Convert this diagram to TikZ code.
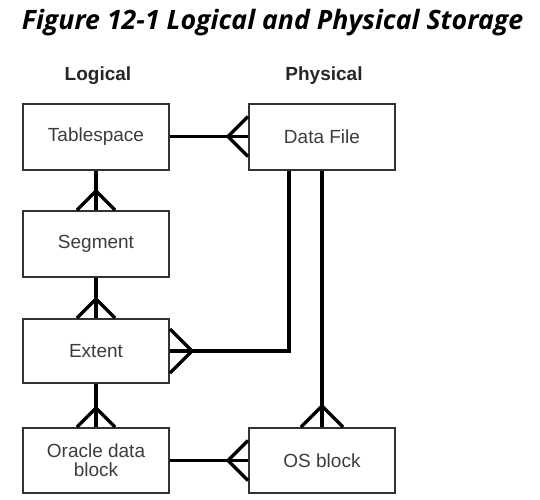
\documentclass[tikz,border=0pt]{standalone}
\usepackage{fontspec}
\setmainfont{Liberation Sans}
\newfontfamily\titlefont{Open Sans}
\usetikzlibrary{calc}

\definecolor{boxline}{HTML}{333333}
\definecolor{boxtext}{HTML}{3C3C3C}

\tikzset{
    entity/.style={draw=boxline, line width=2pt, minimum width=146pt, minimum height=66pt,
                   inner sep=0pt, align=center, text=boxtext, font=\fontsize{19}{19}\selectfont},
    conn/.style={line width=3.5pt, black},
    head/.style={font=\fontsize{19}{19}\selectfont\bfseries, text=black!85}
}

\begin{document}
\begin{tikzpicture}[x=1pt, y=-1pt]
    \useasboundingbox (0, 0) rectangle (540, 499);

    \node (title) at (272.5, 23) {\titlefont\fontsize{26.7}{26.7}\selectfont\bfseries\itshape Figure 12-1 Logical and Physical Storage};
    \node [head] (logical) at (98, 76) {Logical};
    \node [head] (physical) at (324, 76) {Physical};

    % logical side
    \node [entity] (tbs) at (96, 136.5) {Tablespace};
    \node [entity] (seg) at (96, 244) {Segment};
    \node [entity, minimum height=64pt] (ext) at (96, 351) {Extent};
    \node [entity, minimum height=65pt] (odb) at (96, 460.5) {Oracle data\\block};

    % physical side
    \node [entity] (dfile) at (322, 136.5) {Data File};
    \node [entity, minimum height=65pt] (osb) at (322, 460.5) {OS block};

    \coordinate (dtap) at ($(dfile.south) + (-33, 0)$);

    \draw [conn] (tbs.east) -- (dfile.west);
    \draw [conn] ($(dfile.west) + (0, -20)$) -- ++(-20, 20) -- ++(20, 20);

    \draw [conn] (tbs.south) -- (seg.north);
    \draw [conn] ($(seg.north) + (-19, 0)$) -- ++(19, -19) -- ++(19, 19);

    \draw [conn] (seg.south) -- (ext.north);
    \draw [conn] ($(ext.north) + (-19, 0)$) -- ++(19, -19) -- ++(19, 19);

    \draw [conn] (ext.south) -- (odb.north);
    \draw [conn] ($(odb.north) + (-19, 0)$) -- ++(19, -19) -- ++(19, 19);

    \draw [conn] (ext.east) -| (dtap);
    \draw [conn] ($(ext.east) + (0, -22)$) -- ++(22, 22) -- ++(-22, 22);

    \draw [conn] (dfile.south) -- (osb.north);
    \draw [conn] ($(osb.north) + (-21, 0)$) -- ++(21, -21) -- ++(21, 21);

    \draw [conn] (odb.east) -- (osb.west);
    \draw [conn] ($(osb.west) + (0, -20)$) -- ++(-20, 20) -- ++(20, 20);

\end{tikzpicture}
\end{document}
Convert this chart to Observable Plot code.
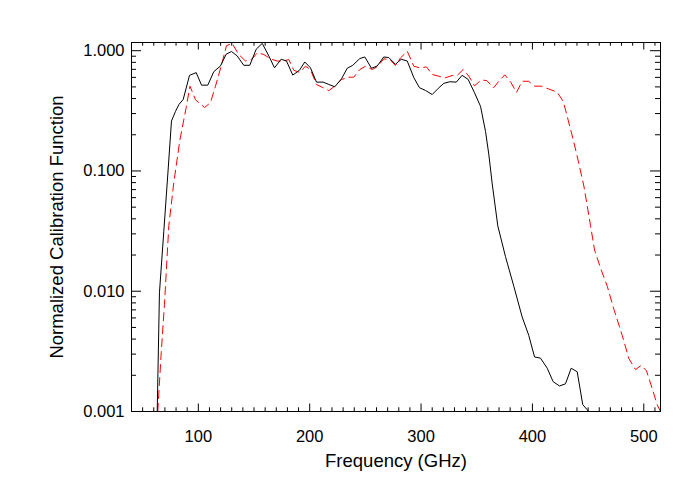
<!DOCTYPE html>
<html>
<head>
<meta charset="utf-8">
<script src="https://cdn.jsdelivr.net/npm/d3@7"></script>
<script src="https://cdn.jsdelivr.net/npm/@observablehq/plot@0.6"></script>
<style>
  html, body { margin: 0; padding: 0; background: #fff; }
  #chart { width: 700px; height: 500px; }
</style>
</head>
<body>
<div id="chart"></div>
<script>
// Black solid curve
const blackFreq = [63.1, 65.1, 69.0, 73.0, 75.9, 79.5, 82.5, 86.4, 92.1, 98.1, 102.9, 108.5, 113.9, 119.9, 125.0, 129.8, 134.9, 140.8, 146.2, 152.0, 157.4, 163.3, 168.4, 174.4, 179.2, 184.8, 190.8, 195.6, 200.7, 206.1, 212.1, 217.2, 222.5, 228.6, 233.7, 238.7, 245.0, 249.5, 255.5, 260.6, 266.5, 271.0, 277.0, 282.2, 287.6, 293.5, 298.6, 304.0, 310.0, 315.4, 320.4, 325.8, 331.6, 336.9, 342.3, 348.0, 353.4, 357.9, 360.9, 363.9, 368.9, 375.8, 383.3, 390.8, 396.7, 401.9, 407.2, 413.3, 418.6, 424.3, 429.7, 434.8, 440.2, 445.2, 450.6];
const blackCal = [0.001, 0.0097, 0.0315, 0.106, 0.26, 0.313, 0.356, 0.393, 0.624, 0.657, 0.517, 0.517, 0.67, 0.746, 0.935, 0.985, 0.905, 0.756, 0.756, 1.03, 1.15, 0.905, 0.72, 0.85, 0.82, 0.627, 0.687, 0.806, 0.72, 0.548, 0.548, 0.524, 0.501, 0.585, 0.714, 0.756, 0.86, 0.887, 0.714, 0.746, 0.887, 0.877, 0.771, 0.849, 0.821, 0.597, 0.492, 0.467, 0.432, 0.486, 0.535, 0.552, 0.548, 0.624, 0.577, 0.447, 0.345, 0.213, 0.136, 0.078, 0.035, 0.0194, 0.011, 0.0061, 0.0043, 0.00284, 0.00278, 0.00229, 0.00177, 0.00163, 0.0017, 0.00229, 0.00214, 0.00114, 0.001];

// Red dashed curve
const redFreq = [63.6, 66.7, 69.6, 73.5, 78.0, 83.4, 89.1, 92.5, 97.5, 105.6, 110.9, 115.4, 120.5, 125.3, 130.4, 136.3, 142.4, 148.4, 152.9, 158.8, 164.8, 170.8, 176.8, 181.2, 185.7, 191.1, 196.2, 200.7, 206.1, 211.2, 217.2, 223.2, 228.6, 234.6, 239.6, 245.0, 250.2, 256.2, 261.2, 266.5, 271.9, 277.0, 281.5, 287.6, 293.5, 298.9, 304.9, 310.0, 315.9, 321.3, 327.9, 332.4, 337.8, 342.9, 348.0, 354.0, 359.0, 365.0, 370.0, 375.2, 380.9, 385.7, 390.8, 396.7, 401.9, 407.9, 414.7, 422.2, 427.6, 431.2, 435.1, 439.6, 446.2, 452.2, 455.8, 461.8, 467.2, 473.1, 480.6, 486.6, 492.6, 497.7, 502.4, 507.5, 512.0, 515.0];
const redCal = [0.001, 0.0031, 0.0078, 0.035, 0.08, 0.18, 0.337, 0.507, 0.39, 0.337, 0.37, 0.507, 0.743, 1.1, 1.15, 0.93, 0.82, 0.855, 0.96, 0.93, 0.855, 0.82, 0.82, 0.845, 0.688, 0.66, 0.743, 0.697, 0.523, 0.497, 0.466, 0.513, 0.576, 0.602, 0.602, 0.697, 0.743, 0.697, 0.743, 0.855, 0.845, 0.753, 0.87, 0.99, 0.743, 0.72, 0.733, 0.634, 0.614, 0.593, 0.622, 0.622, 0.697, 0.614, 0.51, 0.57, 0.565, 0.49, 0.56, 0.63, 0.54, 0.45, 0.557, 0.557, 0.507, 0.507, 0.48, 0.452, 0.38, 0.285, 0.207, 0.14, 0.075, 0.035, 0.022, 0.015, 0.011, 0.0071, 0.0043, 0.00275, 0.00223, 0.00242, 0.00218, 0.00156, 0.00114, 0.001];

// Axis ticks and labels
const xMajorTicks = [100, 200, 300, 400, 500];
const xMinorTicks = d3.range(50, 515, 10).filter(v => v % 100 !== 0);
const yMajorTicks = [0.001, 0.01, 0.1, 1];
const yMinorTicks = [-3, -2, -1].flatMap(k => d3.range(2, 10).map(m => +(m * Math.pow(10, k)).toPrecision(3)));
const xTitle = "Frequency (GHz)";
const yTitle = "Normalized Calibration Function";

const W = 700, H = 500;
const mL = 131, mR = 40, mT = 42, mB = 89;
const innerW = W - mL - mR, innerH = H - mT - mB;

const black = blackFreq.map((f, i) => ({f, v: blackCal[i]}));
const red = redFreq.map((f, i) => ({f, v: redCal[i]}));

const chart = Plot.plot({
  width: W,
  height: H,
  marginLeft: mL,
  marginRight: mR,
  marginTop: mT,
  marginBottom: mB,
  style: {fontFamily: "'Liberation Sans', Arial, Helvetica, sans-serif", fontSize: "16.5px", color: "black", background: "white"},
  x: {domain: [40, 515], axis: null},
  y: {type: "log", domain: [0.001, 1.17], axis: null},
  marks: [
    Plot.line(red, {x: "f", y: "v", stroke: "#ff0000", strokeWidth: 1, strokeDasharray: "8,5", clip: true}),
    Plot.line(black, {x: "f", y: "v", stroke: "black", strokeWidth: 1, clip: true}),
    // tick labels
    Plot.axisX(xMajorTicks, {anchor: "bottom", tickSize: 0, tickPadding: 19, tickFormat: d => String(d), label: null, fontSize: 16.5}),
    Plot.axisY(yMajorTicks, {anchor: "left", tickSize: 0, tickPadding: 7, tickFormat: d3.format(".3f"), label: null, fontSize: 16.5}),
    // inward ticks on all four sides
    Plot.ruleX(xMajorTicks, {x: d => d, insetTop: innerH - 7.5, stroke: "black"}),
    Plot.ruleX(xMajorTicks, {x: d => d, insetBottom: innerH - 7.5, stroke: "black"}),
    Plot.ruleX(xMinorTicks, {x: d => d, insetTop: innerH - 3.7, stroke: "black"}),
    Plot.ruleX(xMinorTicks, {x: d => d, insetBottom: innerH - 3.7, stroke: "black"}),
    Plot.ruleY(yMajorTicks, {y: d => d, insetRight: innerW - 10, stroke: "black"}),
    Plot.ruleY(yMajorTicks, {y: d => d, insetLeft: innerW - 10, stroke: "black"}),
    Plot.ruleY(yMinorTicks, {y: d => d, insetRight: innerW - 5, stroke: "black"}),
    Plot.ruleY(yMinorTicks, {y: d => d, insetLeft: innerW - 5, stroke: "black"}),
    Plot.frame({stroke: "black", strokeWidth: 1}),
    // axis titles
    Plot.text([xTitle], {text: d => d, frameAnchor: "bottom", dy: 55, fontSize: 18.5, fill: "black"}),
    Plot.text([yTitle], {text: d => d, frameAnchor: "left", textAnchor: "middle", dx: -74, rotate: -90, fontSize: 18.5, fill: "black"})
  ]
});
document.getElementById("chart").appendChild(chart);
</script>
</body>
</html>
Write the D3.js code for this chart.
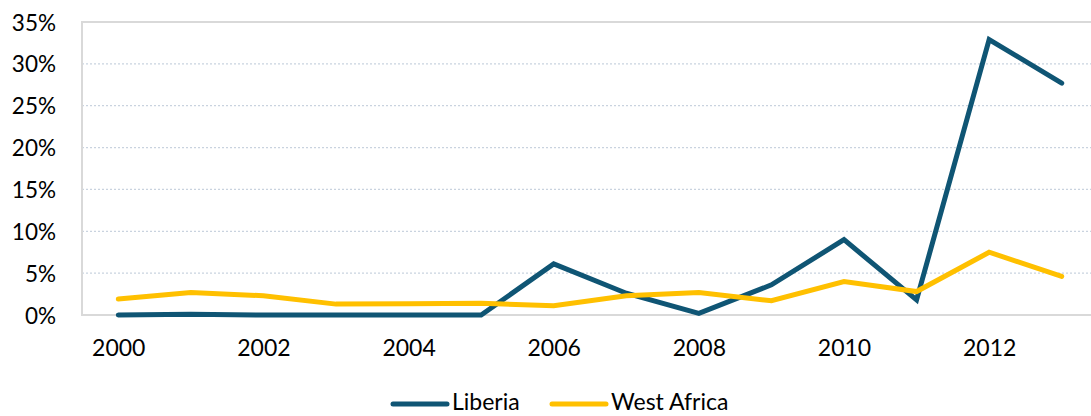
<!DOCTYPE html>
<html><head><meta charset="utf-8">
<script src="https://cdn.jsdelivr.net/npm/d3@7"></script>
<style>body{margin:0;background:#fff}svg text{font-family:Lato,"Open Sans",sans-serif;fill:#000}</style>
</head><body><svg id="c" width="1091" height="416"></svg>
<script>
const years = [2000,2001,2002,2003,2004,2005,2006,2007,2008,2009,2010,2011,2012,2013];
const liberia = [0.0,0.1,0.0,0.0,0.0,0.0,6.1,2.6,0.2,3.6,9.0,1.8,32.9,27.7];
const westAfrica = [1.9,2.7,2.3,1.3,1.35,1.4,1.1,2.3,2.7,1.7,4.0,2.8,7.5,4.6];
const yTicks = [0,5,10,15,20,25,30,35];
const xTicks = [2000,2002,2004,2006,2008,2010,2012];
const seriesNames = ["Liberia","West Africa"];
const colors = ["#0f5574","#ffc000"];

const svg = d3.select("#c");
const L=82, T=22, B=315, R=1098;
const x = d3.scalePoint().domain(years).range([L,R]).padding(0.5);
const y = d3.scaleLinear().domain([0,35]).range([B,T]);

// gridlines
svg.append("g").selectAll("line").data(yTicks.filter(d=>d>0&&d<35)).join("line")
  .attr("x1",L).attr("x2",1091).attr("y1",d=>y(d)).attr("y2",d=>y(d))
  .attr("stroke","#c9d3df").attr("stroke-width",1.2).attr("stroke-dasharray","2,2");
// plot border
svg.append("path").attr("d",`M${1091},${T}H${L}V${B}H1091`).attr("fill","none")
  .attr("stroke","#d9d9d9").attr("stroke-width",2);

// y axis
const ya = svg.append("g").attr("transform",`translate(${L},0)`)
  .call(d3.axisLeft(y).tickValues(yTicks).tickFormat(d=>d+"%").tickSize(0).tickPadding(26));
ya.select(".domain").remove();
ya.selectAll("text").attr("font-size",22.5).attr("dy","0.36em");
// x axis
const xa = svg.append("g").attr("transform",`translate(0,${B})`)
  .call(d3.axisBottom(x).tickValues(xTicks).tickSize(0).tickPadding(25));
xa.select(".domain").remove();
xa.selectAll("text").attr("font-size",23);

const line = d3.line().x((d,i)=>x(years[i])).y(d=>y(d));
[liberia,westAfrica].forEach((s,k)=>{
  svg.append("path").datum(s).attr("d",line).attr("fill","none")
    .attr("stroke",colors[k]).attr("stroke-width",5).attr("stroke-linejoin","miter").attr("stroke-linecap","round");
});

// legend
const lg = [{x:393,n:seriesNames[0],c:colors[0]},{x:552,n:seriesNames[1],c:colors[1]}];
lg.forEach(o=>{
  svg.append("line").attr("x1",o.x).attr("x2",o.x+54).attr("y1",404).attr("y2",404)
    .attr("stroke",o.c).attr("stroke-width",5).attr("stroke-linecap","round");
  svg.append("text").attr("x",o.x+59).attr("y",410).attr("font-size",23).text(o.n);
});
</script></body></html>
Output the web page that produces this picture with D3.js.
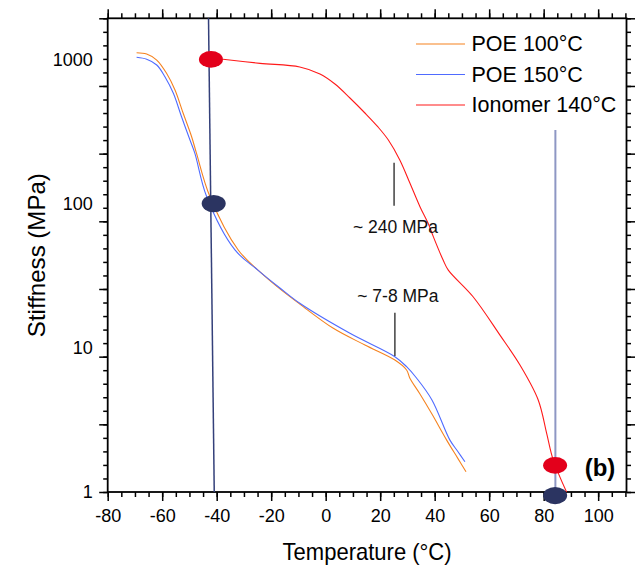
<!DOCTYPE html>
<html><head><meta charset="utf-8">
<script src="https://cdn.jsdelivr.net/npm/d3@7/dist/d3.min.js"></script>
<style>
html,body{margin:0;padding:0;background:#fff;}
svg{display:block;font-family:"Liberation Sans",Arial,sans-serif;}
</style></head>
<body><svg id="chart" width="641" height="566"></svg>
<script>
// ---- data ----
const seriesNames = ["POE 100°C", "POE 150°C", "Ionomer 140°C"];
const seriesColors = ["#f5821f", "#4f6bff", "#ff1a1a"];

const poe100T = [-69.4,-65.7,-62.0,-58.4,-55.3,-52.3,-49.2,-47.4,-42.5,-32.1,-24.1,-16.8,-9.5,2.8,14.4,25.4,29.7,30.9,34.6,39.0,44.4,48.5,51.5];
const poe100S = [1113,1090,990,801,613,423,291,223,112,47.7,33.6,25.6,20.1,13.65,10.46,8.23,7.02,6.15,4.78,3.47,2.29,1.71,1.38];

const poe150T = [-69.4,-65.7,-62.0,-59.0,-55.9,-52.9,-49.8,-48.0,-43.7,-33.3,-24.9,-16.8,-9.5,8.9,25.4,29.7,33.4,39.0,45.6,48.5,51.1];
const poe150S = [1034,1002,915,759,582,400,276,223,112,47.7,34.6,26.0,20.35,12.6,8.68,7.40,6.15,4.35,2.29,1.91,1.62];

const ionoT = [-37.7,-24.1,-9.5,-2.1,3.4,8.9,14.4,19.2,23.0,27.2,30.9,34.6,37.6,39.5,43.1,45.0,54.1,63.9,71.3,78.0,81.1,83.5,88.4];
const ionoS = [1002,939,886,792,675,540,425,340,276,201,139,95.2,73.0,59.0,40.6,34.6,22.6,12.3,7.6,4.35,2.55,1.67,1.0];

// vertical marker lines and dots
const markerLeftT = [-43.0, -40.9], markerLeftS = [1928, 1];
const markerRightT = [84.3, 84.3], markerRightS = [324, 1];
const redDotT = [-42.1, 84.2], redDotS = [1000, 1.53];
const navyDotT = [-41.1, 84.2], navyDotS = [100, 0.945];

// annotations
const annoText = ["~ 240 MPa", "~ 7-8 MPa"];
const annoLineT = [25.1, 25.4];
const annoLineS = [[192, 96.7], [17.5, 8.77]];
const annoTextT = [25.6, 26.5];
const annoTextS = [62.8, 20.7];

const xMajorTicks = d3.range(-80, 101, 20);
const xMinorTicks = d3.range(-80, 111, 5);
const yLabelTicks = [1, 10, 100, 1000];

// ---- scales ----
const svg = d3.select("#chart");
const L = 107.7, R = 626.5, T = 18.3, B = 492;
const x = d3.scaleLinear().domain([-80, 110.4]).range([L, R]);
const y = d3.scaleLog().domain([1, 1928]).range([B, T]);
const yTk = d3.scaleLinear().domain([0, 35]).range([B, T]); // tick-mark grid of the original

svg.append("defs").append("clipPath").attr("id","clip")
  .append("rect").attr("x",L).attr("y",T).attr("width",R-L).attr("height",B-T);

// ---- axes ----
const axisG = svg.append("g");
function styleAxis(g){
  g.select(".domain").remove();
  g.selectAll(".tick line").attr("stroke","#000").attr("stroke-width",1.5);
  g.selectAll("text").attr("fill","#000").attr("font-family","'Liberation Sans',Arial,sans-serif");
}
const fmt = d => String(d);
// bottom
axisG.append("g").attr("transform",`translate(0,${B})`)
  .call(d3.axisBottom(x).tickValues(xMinorTicks).tickSize(5).tickFormat(""))
  .call(styleAxis);
axisG.append("g").attr("transform",`translate(0,${B})`)
  .call(d3.axisBottom(x).tickValues(xMajorTicks).tickSize(9).tickPadding(8).tickFormat(fmt))
  .call(styleAxis)
  .selectAll("text").attr("font-size",18);
// top
axisG.append("g").attr("transform",`translate(0,${T})`)
  .call(d3.axisTop(x).tickValues(xMinorTicks).tickSize(5).tickFormat("")).call(styleAxis);
axisG.append("g").attr("transform",`translate(0,${T})`)
  .call(d3.axisTop(x).tickValues(xMajorTicks).tickSize(9).tickFormat("")).call(styleAxis);
// left
const yMinor = d3.range(0, 36), yMajor = d3.range(0, 36, 5);
axisG.append("g").attr("transform",`translate(${L},0)`)
  .call(d3.axisLeft(yTk).tickValues(yMinor).tickSize(4.5).tickFormat("")).call(styleAxis);
axisG.append("g").attr("transform",`translate(${L},0)`)
  .call(d3.axisLeft(yTk).tickValues(yMajor).tickSize(8.5).tickFormat("")).call(styleAxis);
axisG.append("g").attr("transform",`translate(${L},0)`)
  .call(d3.axisLeft(y).tickValues(yLabelTicks).tickSize(0).tickPadding(15).tickFormat(fmt))
  .call(styleAxis)
  .selectAll("text").attr("font-size",18);
// right
axisG.append("g").attr("transform",`translate(${R},0)`)
  .call(d3.axisRight(yTk).tickValues(yMinor).tickSize(4.5).tickFormat("")).call(styleAxis);
axisG.append("g").attr("transform",`translate(${R},0)`)
  .call(d3.axisRight(yTk).tickValues(yMajor).tickSize(8.5).tickFormat("")).call(styleAxis);
// frame
axisG.append("rect").attr("x",L).attr("y",T).attr("width",R-L).attr("height",B-T)
  .attr("fill","none").attr("stroke","#000").attr("stroke-width",1.8);

// axis titles
svg.append("text").attr("x",(L+R)/2).attr("y",560).attr("text-anchor","middle")
  .attr("font-size",24).attr("textLength",169).attr("lengthAdjust","spacingAndGlyphs")
  .text("Temperature (°C)");
svg.append("text").attr("transform",`translate(45,${(T+B)/2}) rotate(-90)`).attr("text-anchor","middle")
  .attr("font-size",24).attr("textLength",164).attr("lengthAdjust","spacingAndGlyphs")
  .text("Stiffness (MPa)");

// ---- curves ----
const plot = svg.append("g").attr("clip-path","url(#clip)");
const line = d3.line().x(d=>x(d[0])).y(d=>y(d[1])).curve(d3.curveCatmullRom.alpha(0.5));
const series = [
  d3.zip(poe100T, poe100S),
  d3.zip(poe150T, poe150S),
  d3.zip(ionoT, ionoS)
];
series.forEach((s,i)=>{
  plot.append("path").datum(s).attr("d",line).attr("fill","none")
    .attr("stroke",seriesColors[i]).attr("stroke-width",1.1);
});

// annotations
annoText.forEach((t,i)=>{
  svg.append("line").attr("x1",x(annoLineT[i])).attr("x2",x(annoLineT[i]))
    .attr("y1",y(annoLineS[i][0])).attr("y2",y(annoLineS[i][1]))
    .attr("stroke","#333").attr("stroke-width",1.4);
  svg.append("text").attr("x",x(annoTextT[i])).attr("y",y(annoTextS[i]))
    .attr("text-anchor","middle").attr("font-size",17.5).attr("fill","#111").text(t);
});

// marker lines
const lineStraight = d3.line().x(d=>x(d[0])).y(d=>y(d[1]));
svg.append("path").datum(d3.zip(markerLeftT, markerLeftS)).attr("d",lineStraight)
  .attr("stroke","#34407a").attr("stroke-width",1.5).attr("fill","none");
svg.append("path").datum(d3.zip(markerRightT, markerRightS)).attr("d",lineStraight)
  .attr("stroke","#8e97c4").attr("stroke-width",2).attr("fill","none");

// dots
svg.selectAll(".rdot").data(d3.zip(redDotT, redDotS)).join("ellipse")
  .attr("cx",d=>x(d[0])).attr("cy",d=>y(d[1])).attr("rx",12).attr("ry",8.3).attr("fill","#e3001b");
svg.selectAll(".ndot").data(d3.zip(navyDotT, navyDotS)).join("ellipse")
  .attr("cx",d=>x(d[0])).attr("cy",d=>y(d[1])).attr("rx",12).attr("ry",8.6).attr("fill","#2b3461");

// panel label
svg.append("text").attr("x",600).attr("y",476).attr("text-anchor","middle")
  .attr("font-size",24).attr("font-weight","bold").text("(b)");

// legend
const leg = svg.append("g");
seriesNames.forEach((n,i)=>{
  const ly = 44 + i*30.5;
  leg.append("line").attr("x1",416).attr("x2",465).attr("y1",ly).attr("y2",ly)
    .attr("stroke",seriesColors[i]).attr("stroke-width",1.2);
  leg.append("text").attr("x",471.5).attr("y",ly).attr("dominant-baseline","central")
    .attr("font-size",21.5).text(n);
});
</script></body></html>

· · · ·

_WORK TO DO_
Retype exactly the lines from the one with "Output the web" through the one with "const yLabelTicks = [1, 10, 100, 1000];", both included, and nothing else; leave out the pictures.

_TASK OUTPUT_
Output the web page that produces this picture with D3.js.
<!DOCTYPE html>
<html><head><meta charset="utf-8">
<script src="https://cdn.jsdelivr.net/npm/d3@7/dist/d3.min.js"></script>
<style>
html,body{margin:0;padding:0;background:#fff;}
svg{display:block;font-family:"Liberation Sans",Arial,sans-serif;}
</style></head>
<body><svg id="chart" width="641" height="566"></svg>
<script>
// ---- data ----
const seriesNames = ["POE 100°C", "POE 150°C", "Ionomer 140°C"];
const seriesColors = ["#f5821f", "#4f6bff", "#ff1a1a"];

const poe100T = [-69.4,-65.7,-62.0,-58.4,-55.3,-52.3,-49.2,-47.4,-42.5,-32.1,-24.1,-16.8,-9.5,2.8,14.4,25.4,29.7,30.9,34.6,39.0,44.4,48.5,51.5];
const poe100S = [1113,1090,990,801,613,423,291,223,112,47.7,33.6,25.6,20.1,13.65,10.46,8.23,7.02,6.15,4.78,3.47,2.29,1.71,1.38];

const poe150T = [-69.4,-65.7,-62.0,-59.0,-55.9,-52.9,-49.8,-48.0,-43.7,-33.3,-24.9,-16.8,-9.5,8.9,25.4,29.7,33.4,39.0,45.6,48.5,51.1];
const poe150S = [1034,1002,915,759,582,400,276,223,112,47.7,34.6,26.0,20.35,12.6,8.68,7.40,6.15,4.35,2.29,1.91,1.62];

const ionoT = [-37.7,-24.1,-9.5,-2.1,3.4,8.9,14.4,19.2,23.0,27.2,30.9,34.6,37.6,39.5,43.1,45.0,54.1,63.9,71.3,78.0,81.1,83.5,88.4];
const ionoS = [1002,939,886,792,675,540,425,340,276,201,139,95.2,73.0,59.0,40.6,34.6,22.6,12.3,7.6,4.35,2.55,1.67,1.0];

// vertical marker lines and dots
const markerLeftT = [-43.0, -40.9], markerLeftS = [1928, 1];
const markerRightT = [84.3, 84.3], markerRightS = [324, 1];
const redDotT = [-42.1, 84.2], redDotS = [1000, 1.53];
const navyDotT = [-41.1, 84.2], navyDotS = [100, 0.945];

// annotations
const annoText = ["~ 240 MPa", "~ 7-8 MPa"];
const annoLineT = [25.1, 25.4];
const annoLineS = [[192, 96.7], [17.5, 8.77]];
const annoTextT = [25.6, 26.5];
const annoTextS = [62.8, 20.7];

const xMajorTicks = d3.range(-80, 101, 20);
const xMinorTicks = d3.range(-80, 111, 5);
const yLabelTicks = [1, 10, 100, 1000];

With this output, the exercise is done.